Cheers @Dad3353 - for my test I highlighted a single track, right clicked, and then made this selection.  There are plenty of YouTube vids out there highlighting this method but this was the first time that I'd wanted to export a VST as an Audio track - the results of the drums were less than stellar hence I tried it on a guitar track with equally unimpressive results.  The final test on a recorded audio track applying VST for EQ, compression etc worked fine which leads me to wonder if it's more VST than Reaper related per se?  I've seen examples of an entire kit being rendered down to the component parts as audio files...but to my ears the results are just unacceptable 

 

This works whilst the track stays in the project, but it's not useful for extracting a track.

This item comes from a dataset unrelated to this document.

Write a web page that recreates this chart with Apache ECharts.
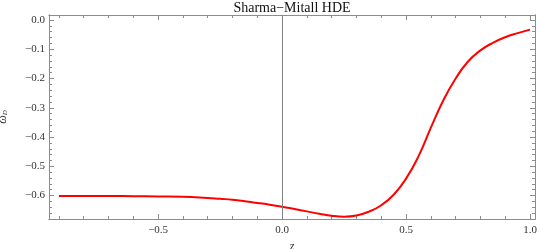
<!DOCTYPE html>
<html><head><meta charset="utf-8">
<script src="https://cdn.jsdelivr.net/npm/echarts@6/dist/echarts.min.js"></script>
<style>html,body{margin:0;padding:0;background:#fff}#c{width:540px;height:249px}</style>
</head><body><div id="c"></div>
<script>
const zValues = [-0.9,-0.8,-0.7,-0.6,-0.5,-0.4,-0.3,-0.25,-0.2,-0.15,-0.1,-0.05,0,0.05,0.1,0.15,0.2,0.25,0.3,0.35,0.4,0.45,0.5,0.55,0.6,0.65,0.7,0.75,0.8,0.85,0.9,0.95,1.0];
const omegaValues = [-0.601,-0.601,-0.601,-0.602,-0.603,-0.604,-0.608,-0.611,-0.614,-0.619,-0.625,-0.631,-0.638,-0.646,-0.654,-0.662,-0.669,-0.672,-0.668,-0.655,-0.633,-0.597,-0.542,-0.466,-0.368,-0.275,-0.200,-0.142,-0.104,-0.078,-0.059,-0.045,-0.033];
const xTickLabels = [-0.5,0,0.5,1.0];
const yTickLabels = [0,-0.1,-0.2,-0.3,-0.4,-0.5,-0.6];
const xMinor = [];
for (let i=-9;i<=10;i++) xMinor.push(i/10);
const yMinor = [];
for (let i=-34;i<=0;i++) yMinor.push(i/50);

const serif = '"Liberation Serif","DejaVu Serif",serif';
const frame = '#8c8c8c';
const XMIN=-0.94, XMAX=1.02, YMIN=-0.68, YMAX=0.017;
function fmt(v){ if (Math.abs(v)<1e-9) return '0.0'; return (v<0?'\u2212':'')+Math.abs(v).toFixed(1); }

function xAx(pos, ticks, len, labels, extra){
  return Object.assign({type:'value', position:pos, min:XMIN, max:XMAX,
    axisLine:{show:true, onZero:false, lineStyle:{color:frame, width:1}},
    axisTick:{show:true, inside:true, length:len, customValues:ticks, lineStyle:{color:frame}},
    axisLabel:{show:!!labels, customValues:labels||[], formatter:fmt, fontFamily:serif, fontSize:11, color:'#333', margin:6},
    splitLine:{show:false}}, extra||{});
}
function yAx(pos, ticks, len, labels, extra){
  return Object.assign({type:'value', position:pos, min:YMIN, max:YMAX,
    axisLine:{show:true, onZero:false, lineStyle:{color:frame, width:1}},
    axisTick:{show:true, inside:true, length:len, customValues:ticks, lineStyle:{color:frame}},
    axisLabel:{show:!!labels, customValues:labels||[], formatter:fmt, fontFamily:serif, fontSize:11, color:'#333', margin:4},
    splitLine:{show:false}}, extra||{});
}

const chart = echarts.init(document.getElementById('c'), null, {renderer:'canvas'});
chart.setOption({
  animation:false,
  title:{text:'Sharma\u2212Mitall HDE', left:292, textAlign:'center', top:1, padding:0,
    textStyle:{fontFamily:serif, fontSize:14, fontWeight:'normal', color:'#111'}},
  grid:{left:49, right:5, top:15, bottom:30, containLabel:false, outerBoundsMode:'none'},
  xAxis:[
    xAx('bottom', xTickLabels, 5, xTickLabels, {name:'z', nameLocation:'middle', nameGap:22,
      nameTextStyle:{fontFamily:serif, fontStyle:'italic', fontSize:12, color:'#333'}}),
    xAx('bottom', xMinor, 3, null),
    xAx('top', xTickLabels, 5, null),
    xAx('top', xMinor, 3, null)
  ],
  yAxis:[
    yAx('left', yTickLabels, 5, yTickLabels, {name:'{a|\u03c9}{b|D}', nameLocation:'middle', nameGap:40, nameRotate:90,
      nameTextStyle:{rich:{a:{fontFamily:serif, fontStyle:'italic', fontSize:12, color:'#333'}, b:{fontFamily:serif, fontStyle:'italic', fontSize:7, color:'#333', verticalAlign:'bottom', padding:[5,0,0,0]}}}}),
    yAx('left', yMinor, 3, null),
    yAx('right', yTickLabels, 5, null),
    yAx('right', yMinor, 3, null)
  ],
  series:[{
    type:'line', xAxisIndex:0, yAxisIndex:0,
    data: zValues.map((z,i)=>[z, omegaValues[i]]),
    smooth:0.5, showSymbol:false, symbol:'none',
    lineStyle:{color:'#ff0000', width:2},
    markLine:{silent:true, symbol:'none', label:{show:false},
      lineStyle:{color:'#808080', width:1, type:'solid'},
      data:[{xAxis:0}]}
  }]
});
</script></body></html>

Solo the track you want, then render using the normal 'File/Render' selection and you'll get the 'real deal'. This internal rendering is very useful on a more lightweight machine for saving on processor power, and I used it a lot when I had a weaker PC. Given tens of tracks, all using Vst orchestral instruments, it enabled me to do complete works, where the PC came to a halt otherwise. I wouldn't use the WAV files directly, though; they're for Reaper to sort out.
I can't see any downside to using the main render method; all the options are available, such as rendering partially, just a time selection, or rendering several tracks at once (all that are not muted, in fact...).